## TASK DIRECTIONS
Print the entries verbatim, leaving out the images they contain.

## EXERCISE MATERIALS
start
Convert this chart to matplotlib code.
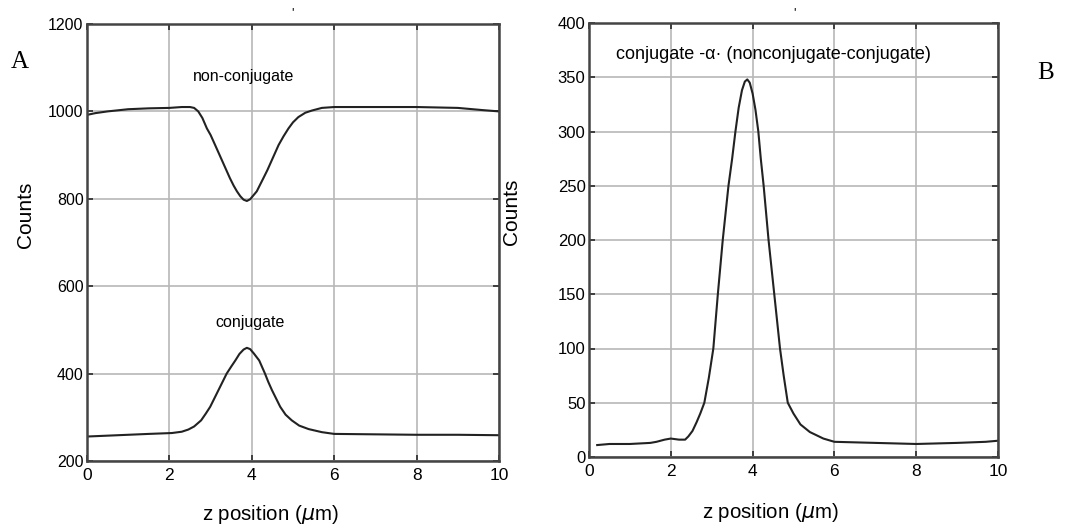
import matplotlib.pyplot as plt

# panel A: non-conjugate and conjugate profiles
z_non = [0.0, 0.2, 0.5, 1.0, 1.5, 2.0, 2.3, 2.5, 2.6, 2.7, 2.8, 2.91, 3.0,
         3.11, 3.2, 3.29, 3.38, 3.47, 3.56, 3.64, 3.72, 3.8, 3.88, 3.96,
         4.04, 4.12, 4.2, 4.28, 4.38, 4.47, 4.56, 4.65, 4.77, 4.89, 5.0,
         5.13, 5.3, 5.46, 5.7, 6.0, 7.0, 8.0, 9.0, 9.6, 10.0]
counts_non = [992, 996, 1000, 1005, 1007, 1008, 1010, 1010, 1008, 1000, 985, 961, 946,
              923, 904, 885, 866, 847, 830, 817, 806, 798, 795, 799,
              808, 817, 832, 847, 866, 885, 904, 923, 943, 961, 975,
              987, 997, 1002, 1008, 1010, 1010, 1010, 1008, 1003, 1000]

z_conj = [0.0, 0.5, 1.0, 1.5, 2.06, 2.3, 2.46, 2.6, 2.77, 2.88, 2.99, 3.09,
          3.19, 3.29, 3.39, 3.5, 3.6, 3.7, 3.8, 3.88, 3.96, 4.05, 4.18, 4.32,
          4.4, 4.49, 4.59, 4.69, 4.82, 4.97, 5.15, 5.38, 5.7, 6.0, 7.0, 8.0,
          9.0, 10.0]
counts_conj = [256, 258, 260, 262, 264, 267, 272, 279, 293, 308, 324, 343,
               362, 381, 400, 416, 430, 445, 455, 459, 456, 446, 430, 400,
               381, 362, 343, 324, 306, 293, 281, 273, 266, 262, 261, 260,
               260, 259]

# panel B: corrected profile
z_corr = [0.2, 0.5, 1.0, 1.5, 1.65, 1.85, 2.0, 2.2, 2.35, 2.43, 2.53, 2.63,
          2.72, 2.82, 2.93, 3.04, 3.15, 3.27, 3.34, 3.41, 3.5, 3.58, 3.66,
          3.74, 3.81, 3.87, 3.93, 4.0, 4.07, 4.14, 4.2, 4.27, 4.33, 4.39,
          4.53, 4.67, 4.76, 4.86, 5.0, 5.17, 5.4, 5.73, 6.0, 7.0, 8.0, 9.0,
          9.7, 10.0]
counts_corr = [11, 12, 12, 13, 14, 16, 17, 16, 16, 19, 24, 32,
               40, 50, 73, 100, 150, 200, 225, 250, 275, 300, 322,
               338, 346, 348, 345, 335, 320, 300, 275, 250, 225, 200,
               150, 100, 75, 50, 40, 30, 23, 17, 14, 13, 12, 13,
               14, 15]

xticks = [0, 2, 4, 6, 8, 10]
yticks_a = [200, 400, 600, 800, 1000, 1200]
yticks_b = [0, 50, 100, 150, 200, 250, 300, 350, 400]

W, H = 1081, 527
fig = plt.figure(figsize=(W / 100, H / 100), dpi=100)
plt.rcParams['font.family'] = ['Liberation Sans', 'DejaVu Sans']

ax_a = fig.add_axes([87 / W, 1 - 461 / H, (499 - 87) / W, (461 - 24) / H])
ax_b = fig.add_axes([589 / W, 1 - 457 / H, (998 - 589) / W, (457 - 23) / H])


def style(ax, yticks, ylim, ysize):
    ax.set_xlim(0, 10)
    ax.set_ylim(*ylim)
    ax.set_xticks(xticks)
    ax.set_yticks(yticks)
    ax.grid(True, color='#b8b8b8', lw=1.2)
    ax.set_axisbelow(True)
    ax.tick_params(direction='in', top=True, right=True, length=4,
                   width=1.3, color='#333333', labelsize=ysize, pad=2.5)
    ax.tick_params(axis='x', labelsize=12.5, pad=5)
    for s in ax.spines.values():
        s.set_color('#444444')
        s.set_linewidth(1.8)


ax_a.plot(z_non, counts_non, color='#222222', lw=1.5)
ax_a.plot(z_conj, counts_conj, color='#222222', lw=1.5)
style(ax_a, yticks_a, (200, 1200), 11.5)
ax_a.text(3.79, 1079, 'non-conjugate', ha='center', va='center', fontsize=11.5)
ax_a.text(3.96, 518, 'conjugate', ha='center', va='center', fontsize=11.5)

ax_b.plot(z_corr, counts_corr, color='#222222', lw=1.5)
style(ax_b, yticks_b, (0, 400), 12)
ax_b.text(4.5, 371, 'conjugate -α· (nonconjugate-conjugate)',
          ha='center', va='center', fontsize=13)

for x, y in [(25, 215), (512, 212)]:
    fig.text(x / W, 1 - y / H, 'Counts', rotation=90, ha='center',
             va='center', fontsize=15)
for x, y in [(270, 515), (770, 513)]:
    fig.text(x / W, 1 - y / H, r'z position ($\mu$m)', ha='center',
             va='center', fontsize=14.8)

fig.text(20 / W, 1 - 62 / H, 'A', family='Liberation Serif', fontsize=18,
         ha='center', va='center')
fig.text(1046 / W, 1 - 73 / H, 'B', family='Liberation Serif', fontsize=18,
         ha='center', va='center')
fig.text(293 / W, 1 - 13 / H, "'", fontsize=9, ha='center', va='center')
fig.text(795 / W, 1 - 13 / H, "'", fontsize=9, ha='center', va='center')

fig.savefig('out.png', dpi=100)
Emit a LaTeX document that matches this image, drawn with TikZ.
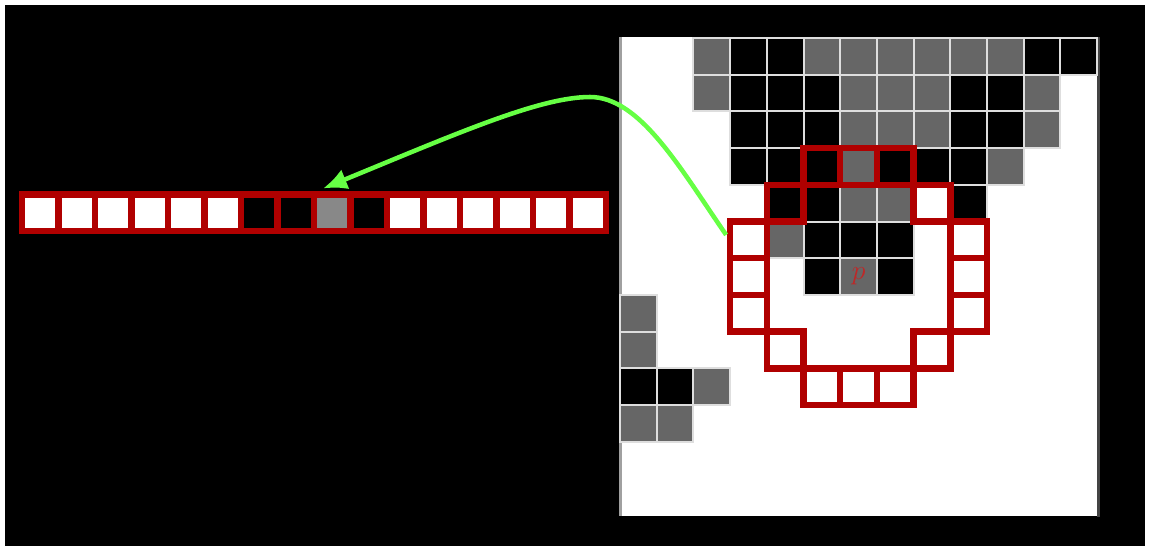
end
## ANSWER BELOW
Convert this chart to matplotlib code.
import matplotlib.pyplot as plt

# panel A: non-conjugate and conjugate profiles
z_non = [0.0, 0.2, 0.5, 1.0, 1.5, 2.0, 2.3, 2.5, 2.6, 2.7, 2.8, 2.91, 3.0,
         3.11, 3.2, 3.29, 3.38, 3.47, 3.56, 3.64, 3.72, 3.8, 3.88, 3.96,
         4.04, 4.12, 4.2, 4.28, 4.38, 4.47, 4.56, 4.65, 4.77, 4.89, 5.0,
         5.13, 5.3, 5.46, 5.7, 6.0, 7.0, 8.0, 9.0, 9.6, 10.0]
counts_non = [992, 996, 1000, 1005, 1007, 1008, 1010, 1010, 1008, 1000, 985, 961, 946,
              923, 904, 885, 866, 847, 830, 817, 806, 798, 795, 799,
              808, 817, 832, 847, 866, 885, 904, 923, 943, 961, 975,
              987, 997, 1002, 1008, 1010, 1010, 1010, 1008, 1003, 1000]

z_conj = [0.0, 0.5, 1.0, 1.5, 2.06, 2.3, 2.46, 2.6, 2.77, 2.88, 2.99, 3.09,
          3.19, 3.29, 3.39, 3.5, 3.6, 3.7, 3.8, 3.88, 3.96, 4.05, 4.18, 4.32,
          4.4, 4.49, 4.59, 4.69, 4.82, 4.97, 5.15, 5.38, 5.7, 6.0, 7.0, 8.0,
          9.0, 10.0]
counts_conj = [256, 258, 260, 262, 264, 267, 272, 279, 293, 308, 324, 343,
               362, 381, 400, 416, 430, 445, 455, 459, 456, 446, 430, 400,
               381, 362, 343, 324, 306, 293, 281, 273, 266, 262, 261, 260,
               260, 259]

# panel B: corrected profile
z_corr = [0.2, 0.5, 1.0, 1.5, 1.65, 1.85, 2.0, 2.2, 2.35, 2.43, 2.53, 2.63,
          2.72, 2.82, 2.93, 3.04, 3.15, 3.27, 3.34, 3.41, 3.5, 3.58, 3.66,
          3.74, 3.81, 3.87, 3.93, 4.0, 4.07, 4.14, 4.2, 4.27, 4.33, 4.39,
          4.53, 4.67, 4.76, 4.86, 5.0, 5.17, 5.4, 5.73, 6.0, 7.0, 8.0, 9.0,
          9.7, 10.0]
counts_corr = [11, 12, 12, 13, 14, 16, 17, 16, 16, 19, 24, 32,
               40, 50, 73, 100, 150, 200, 225, 250, 275, 300, 322,
               338, 346, 348, 345, 335, 320, 300, 275, 250, 225, 200,
               150, 100, 75, 50, 40, 30, 23, 17, 14, 13, 12, 13,
               14, 15]

xticks = [0, 2, 4, 6, 8, 10]
yticks_a = [200, 400, 600, 800, 1000, 1200]
yticks_b = [0, 50, 100, 150, 200, 250, 300, 350, 400]

W, H = 1081, 527
fig = plt.figure(figsize=(W / 100, H / 100), dpi=100)
plt.rcParams['font.family'] = ['Liberation Sans', 'DejaVu Sans']

ax_a = fig.add_axes([87 / W, 1 - 461 / H, (499 - 87) / W, (461 - 24) / H])
ax_b = fig.add_axes([589 / W, 1 - 457 / H, (998 - 589) / W, (457 - 23) / H])


def style(ax, yticks, ylim, ysize):
    ax.set_xlim(0, 10)
    ax.set_ylim(*ylim)
    ax.set_xticks(xticks)
    ax.set_yticks(yticks)
    ax.grid(True, color='#b8b8b8', lw=1.2)
    ax.set_axisbelow(True)
    ax.tick_params(direction='in', top=True, right=True, length=4,
                   width=1.3, color='#333333', labelsize=ysize, pad=2.5)
    ax.tick_params(axis='x', labelsize=12.5, pad=5)
    for s in ax.spines.values():
        s.set_color('#444444')
        s.set_linewidth(1.8)


ax_a.plot(z_non, counts_non, color='#222222', lw=1.5)
ax_a.plot(z_conj, counts_conj, color='#222222', lw=1.5)
style(ax_a, yticks_a, (200, 1200), 11.5)
ax_a.text(3.79, 1079, 'non-conjugate', ha='center', va='center', fontsize=11.5)
ax_a.text(3.96, 518, 'conjugate', ha='center', va='center', fontsize=11.5)

ax_b.plot(z_corr, counts_corr, color='#222222', lw=1.5)
style(ax_b, yticks_b, (0, 400), 12)
ax_b.text(4.5, 371, 'conjugate -α· (nonconjugate-conjugate)',
          ha='center', va='center', fontsize=13)

for x, y in [(25, 215), (512, 212)]:
    fig.text(x / W, 1 - y / H, 'Counts', rotation=90, ha='center',
             va='center', fontsize=15)
for x, y in [(270, 515), (770, 513)]:
    fig.text(x / W, 1 - y / H, r'z position ($\mu$m)', ha='center',
             va='center', fontsize=14.8)

fig.text(20 / W, 1 - 62 / H, 'A', family='Liberation Serif', fontsize=18,
         ha='center', va='center')
fig.text(1046 / W, 1 - 73 / H, 'B', family='Liberation Serif', fontsize=18,
         ha='center', va='center')
fig.text(293 / W, 1 - 13 / H, "'", fontsize=9, ha='center', va='center')
fig.text(795 / W, 1 - 13 / H, "'", fontsize=9, ha='center', va='center')

fig.savefig('out.png', dpi=100)
Emit a LaTeX document that matches this image, drawn with TikZ.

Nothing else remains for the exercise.